Hay un sorpresa final. Todo fue filmado en el colonial barrio de La Candelaria, en Bogotá, una ciudad donde Lilo lleva años dirigiendo televisión (es célebre en EEUU y Latinoamérica la serie El Capo, que dirigió para la cadena Mundo Fox). Sólo conversando con él, es posible concebir de qué modo ingenioso pudieron reproducir en La Candelaria, las calles, los pisos, los solares populosos de La Habana, los detalles en las botellas de ron cubano y todo lo que se ve en el filme, de modo tal que nadie podría imaginarse que esas imágenes legítimamente habaneras, se hicieran tan lejos de la isla. La maestría de Vilaplana tiene, además, la curiosidad del relojero, esa paciencia de observar con cautela los detalles y reacomodarlo todo para que no falle, en 27 minutos de película, ni el más mínimo instante por donde pase de soslayo la cámara.

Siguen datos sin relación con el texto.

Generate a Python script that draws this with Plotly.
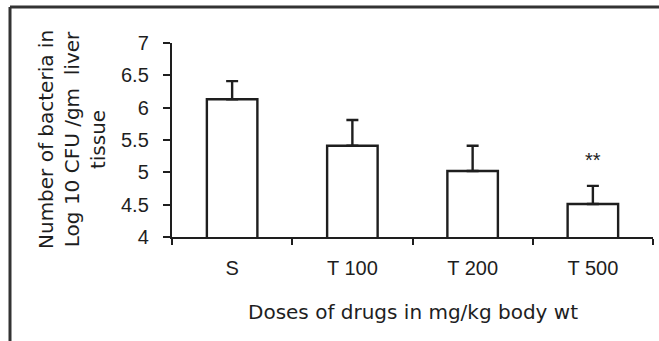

Pero Lilo tuvo la suerte de su lado. Paralelamente a su trabajo de dirección, logró reunir a un equipo de actores exclusivos. Alberto Pujol, Jorge Perugorría, Bárbaro Marín y Coralita Veloz terminan por garantizar el éxito de este cortometraje y la categoría que le ha otorgado la crítica (participó en el Festival de Cannes preseleccionado para su exhibición). Los roles de Pujol, Perugorría y Marín, como Raúl, Camilo y Armando, los tres amigos cazadores que sostienen el cuento, exigió de ellos meter en tan corto tiempo una complejidad psicológica que sólo actores de ese calibre pueden hacerlo.

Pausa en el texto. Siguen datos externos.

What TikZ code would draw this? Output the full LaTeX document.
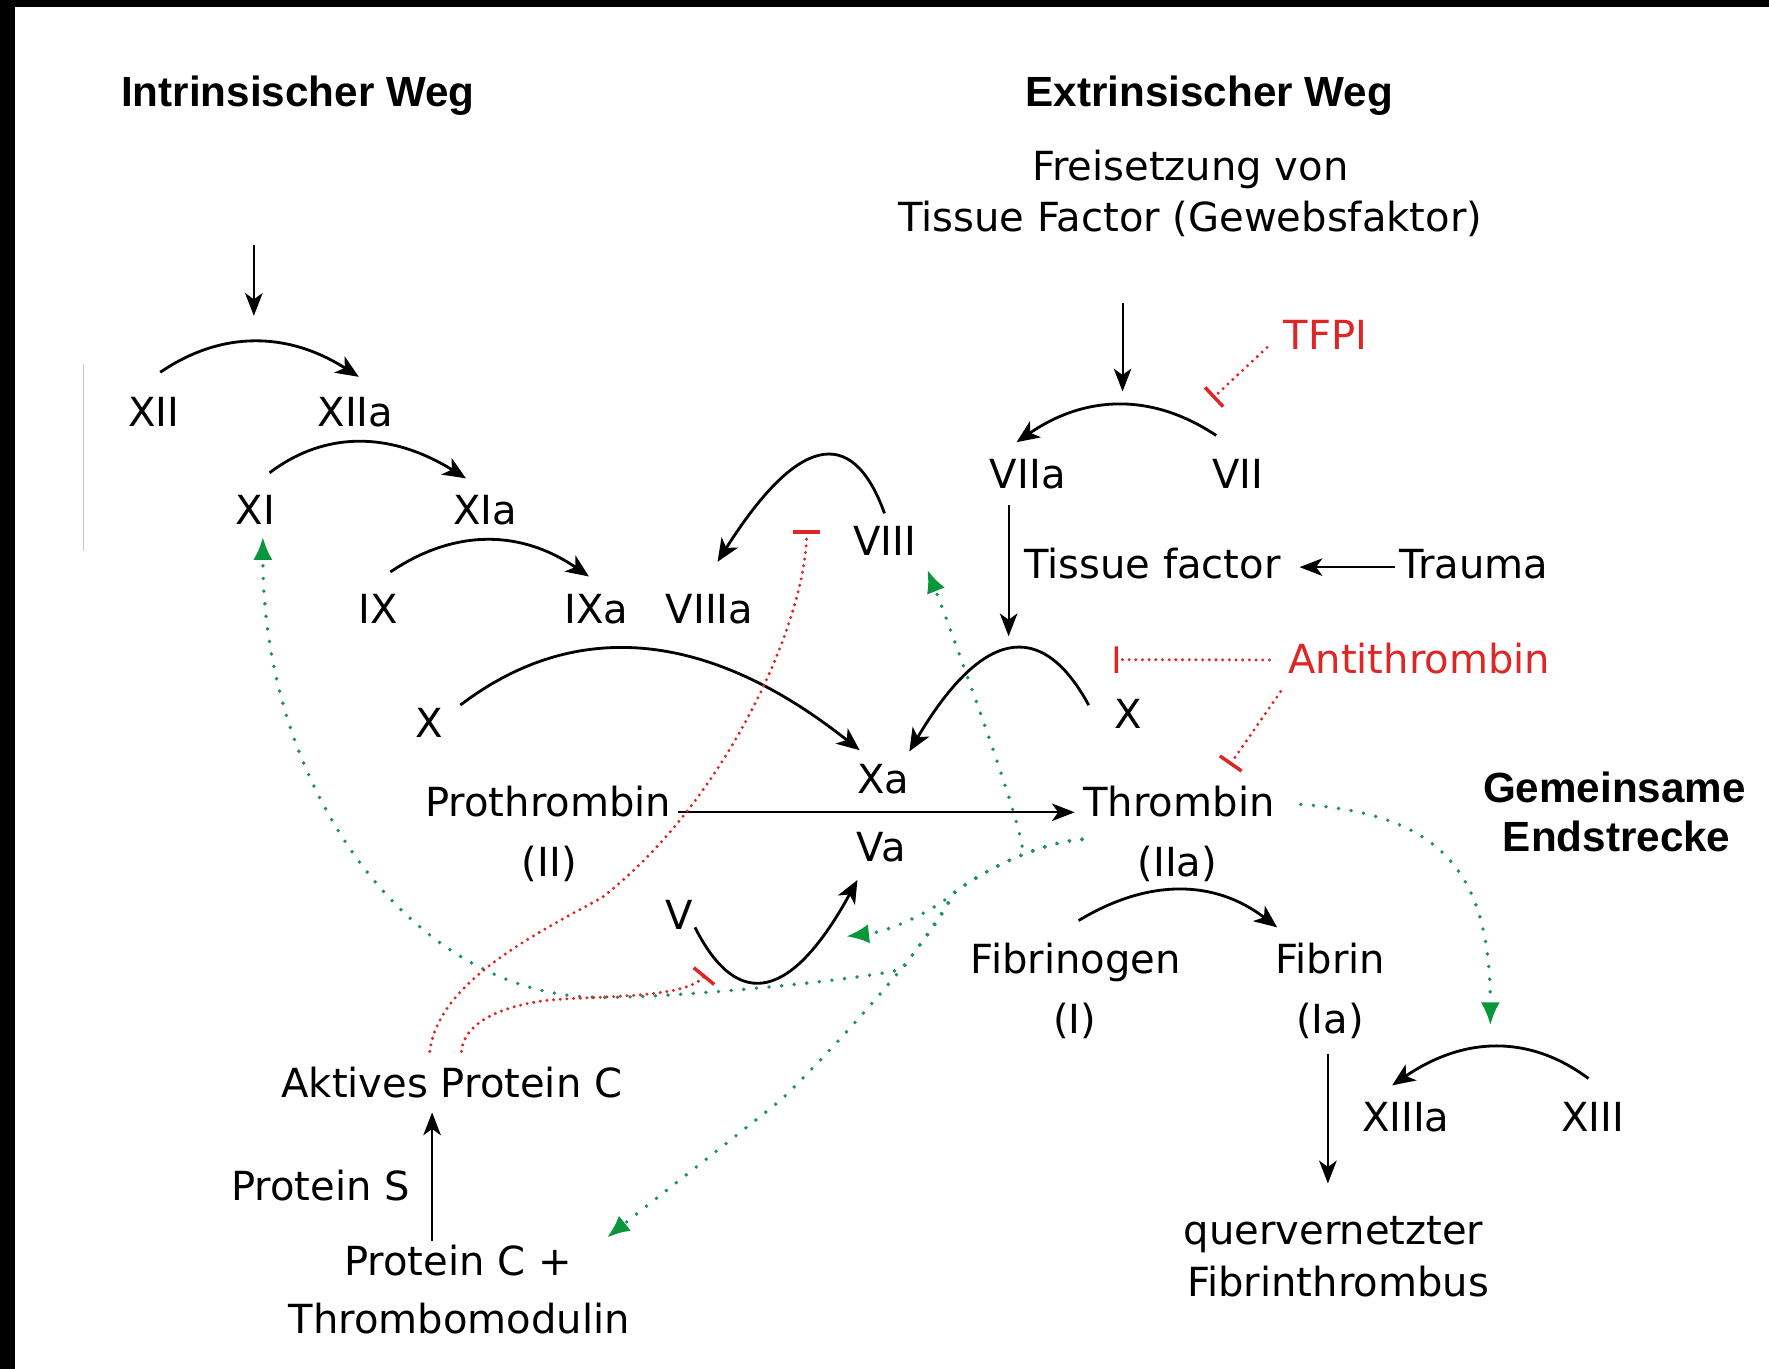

Coralita, con un papel menor (la vecina dueña del gato y presidenta del CDR) no deja de colocarse en esa categoría. Es increíble cómo el supense de la cacería del gato vecino, impulsada por el hambre en Cuba en los finales de los 80 y en venganza a las delaciones políticas de la presidenta del CDR, puede interpretarse como un curioso complot para el asesinato, rifle en mano, capaz de generar especulaciones peligrosas antes de que se evidencien las razones reales. Es un juego de claves y ocultamientos logrado por una base sustantiva: el guión que sobre el cuento escrito y publicado por el mismo Vilaplana, hicieron su autor y Alberto Pujol.
Hay guiños para lecturas cómplices, no es posible ignorar la costumbre de sus protagonistas de colocar al revés una foto de Fidel cada vez que la realidad caótica cubana los castigues (como los apagones, por ejemplo), o la escena de la botella de ron comprada en el mercado negro. Vilaplana no deja pasar una ocasión propicia para apuntalar la inhabilitad sostenida de un régimen político que desangra su país.

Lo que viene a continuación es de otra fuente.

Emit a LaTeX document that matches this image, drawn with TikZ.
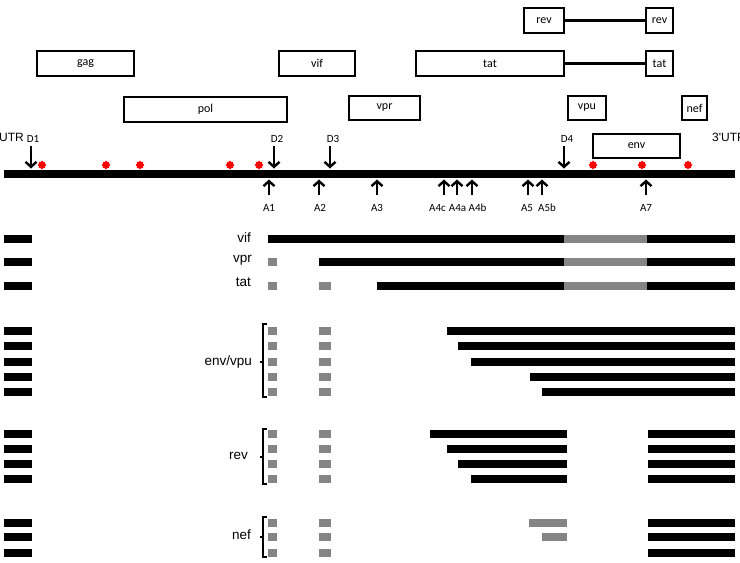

Con un final que sorprende aunque, en medio de vicisitudes cotidianas y con personajes que cargan con sus propias tragedias de espanto, no sería difícil de comprender que la actitud del amigo peor (con una gran actuación de Pujol) tome el camino definitivo. Cerrando de este modo y bajo la lógica más socorrida de la realidad cubana, un filme que permanecerá en la filmografía mayor de la isla y que Lilo Vilaplana dedicó a Angel Santiesteban, un escritor que languidece en la cárceles de Cuba por su pensamiento y su palabra que honran la libertad.